Soundtrack review: Trackless (Makeup and vanity set – 2017)
“Trackless” is an atmospheric first-person exploration and puzzle game set in the distant future. Trackless uses text input that allows you to interact with characters and objects. Using your in-game phone will help you find clues and give you special abilities. Sounds like my kind of game. The score was written by Makeup and vanity set.

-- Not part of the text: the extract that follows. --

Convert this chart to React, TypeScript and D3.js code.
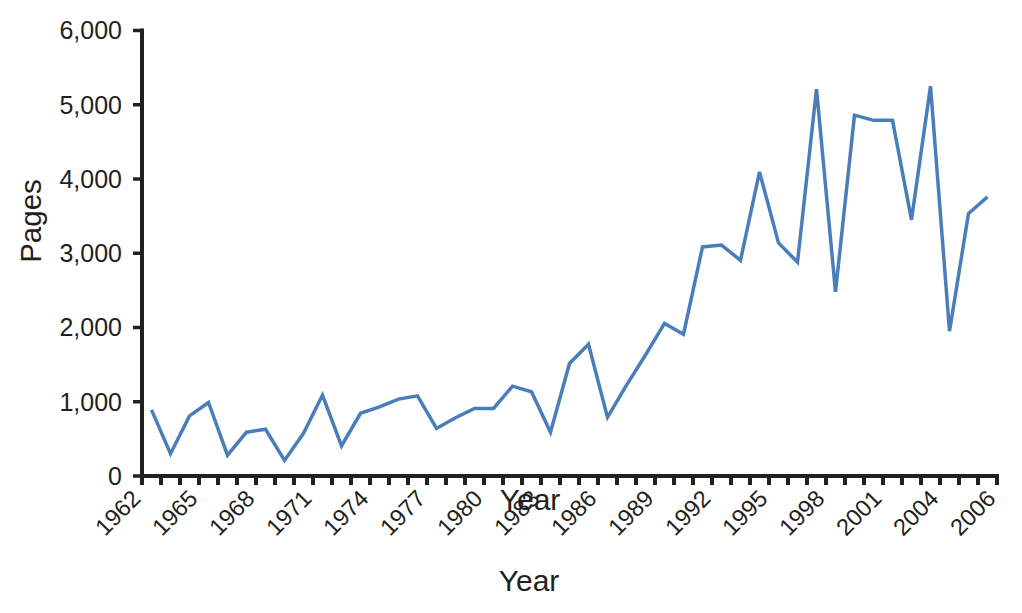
import React from "react";
import * as d3 from "d3";

const years: number[] = d3.range(1962, 2007);
const pages: number[] = [
  890, 300, 810, 990, 280, 590, 630, 210, 575, 1090,
  405, 845, 930, 1035, 1080, 640, 785, 910, 910, 1210,
  1135, 590, 1515, 1775, 790, 1225, 1630, 2055, 1910, 3085,
  3110, 2905, 4095, 3140, 2880, 5210, 2480, 4860, 4790, 4790,
  3450, 5250, 1950, 3535, 3760,
];
const yTicks: number[] = [0, 1000, 2000, 3000, 4000, 5000, 6000];
const xTickLabels: string[] = ["1962", "1965", "1968", "1971", "1974", "1977", "1980", "1983", "1986", "1989", "1992", "1995", "1998", "2001", "2004", "2006"];
const xTickLabelSlots: number[] = [0, 3, 6, 9, 12, 15, 18, 21, 24, 27, 30, 33, 36, 39, 42, 45];
const xTitle = "Year";
const yTitle = "Pages";

const W = 1022;
const H = 613;
const FONT = "'Liberation Sans', Arial, Helvetica, sans-serif";
const INK = "#231f20";

export default function App() {
  const left = 142, right = 997, top = 30.5, bottom = 476;
  const band = d3.scaleBand<number>().domain(years).range([left, right]).padding(0);
  const y = d3.scaleLinear().domain([0, 6000]).range([bottom, top]);
  const edge = (i: number) => left + i * band.step();
  const line = d3
    .line<number>()
    .x((_, i) => (band(years[i]) as number) + band.bandwidth() / 2)
    .y((d) => y(d));
  const edges = d3.range(years.length + 1);
  const fmt = d3.format(",");

  return (
    <svg width={W} height={H} style={{ position: "absolute", left: 0, top: 0, background: "#fff" }} fontFamily={FONT}>
      <rect x={0} y={0} width={W} height={H} fill="#fff" />
      {/* data line */}
      <path d={line(pages) || ""} fill="none" stroke="#4a7ebb" strokeWidth={3.5} strokeLinejoin="miter" />
      {/* y axis */}
      <line x1={left} x2={left} y1={top - 2} y2={bottom + 2} stroke={INK} strokeWidth={4} />
      {yTicks.map((t) => (
        <g key={t}>
          <line x1={left - 9} x2={left} y1={y(t)} y2={y(t)} stroke={INK} strokeWidth={3.5} />
          <text x={122} y={y(t)} dy="0.35em" textAnchor="end" fontSize={25} fill={INK}>
            {fmt(t)}
          </text>
        </g>
      ))}
      {/* x axis */}
      <line x1={left - 2} x2={right + 2} y1={bottom} y2={bottom} stroke={INK} strokeWidth={4} />
      {edges.map((i) => (
        <line key={i} x1={edge(i)} x2={edge(i)} y1={bottom} y2={bottom + 9} stroke={INK} strokeWidth={4} />
      ))}
      {xTickLabels.map((lab, k) => {
        const x = edge(xTickLabelSlots[k]);
        const yy = 500;
        return (
          <text key={lab} x={x} y={yy} textAnchor="end" fontSize={23.5} fill={INK} transform={`rotate(-45 ${x} ${yy})`}>
            {lab}
          </text>
        );
      })}
      {/* titles */}
      <text x={530} y={510} textAnchor="middle" fontSize={30} fill={INK}>
        {xTitle}
      </text>
      <text x={529} y={591} textAnchor="middle" fontSize={30} fill={INK}>
        {xTitle}
      </text>
      <text x={41} y={221} textAnchor="middle" fontSize={29.5} fill={INK} transform={`rotate(-90 41 221)`}>
        {yTitle}
      </text>
    </svg>
  );
}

Do you know how magic sounds? Magic sounds like the first cue from this score “Press play”; magic is the purest and most beautiful retro synth game sound I could here and it’s in here in a cue that’s not even a minute long. I really don’t need more than this one pure nostalgic minute to make me dream and usher me into the immersive musical world of “Trackless”. Game scores are supposed to be immersive because the music is such an integral part of the gameplay and the gamer needs to forget all about the outside world but for me the nostalgia for the respective sound makes the experience even more intense as it enhances my emotional involvement. In the second cue “Iridescent” I can almost hear traces of Paul Hertzog’s “Bloodsport” which is one of my favourite scores of all time.
Both the nostalgia and tone quiet down from the third cue “Wasteland” as the music turns textural and I can imagine myself navigating the game and finding clues with music like this. I imagine the score substituting the sounds of the environment in a distant and lonely future. I am enjoying it, it’s a quiet and nice background sound to calm me down and set a reflective and pleasant mood without necessarily making me feel anything. Musically I like more the tracks that get a bit louder and more varied, like “The wanderer” which pulsates and gives me the illusion of outer space. I like that the cues are almost all of them 5 minutes or so long; usually little game scores like this don’t run for more than 20-25 minutes and at the end I am left with the regret that I didn’t get to hear more.
I don’t often say this at the end of a reflective and minimalistic game score but I think this one works better in the context of the game; I’m not sure what it is about it, maybe it’s too quiet, maybe it makes me long for some images but “Trackless” didn’t keep me invested all the time. I found myself drifting off and forgetting about the music during some cues as sometimes it crossed the line between immersive minimalistic and too quiet. When the music got a bit livelier and louder, or even darker but more varied like in the closing cue “The object” I enjoyed the score much more.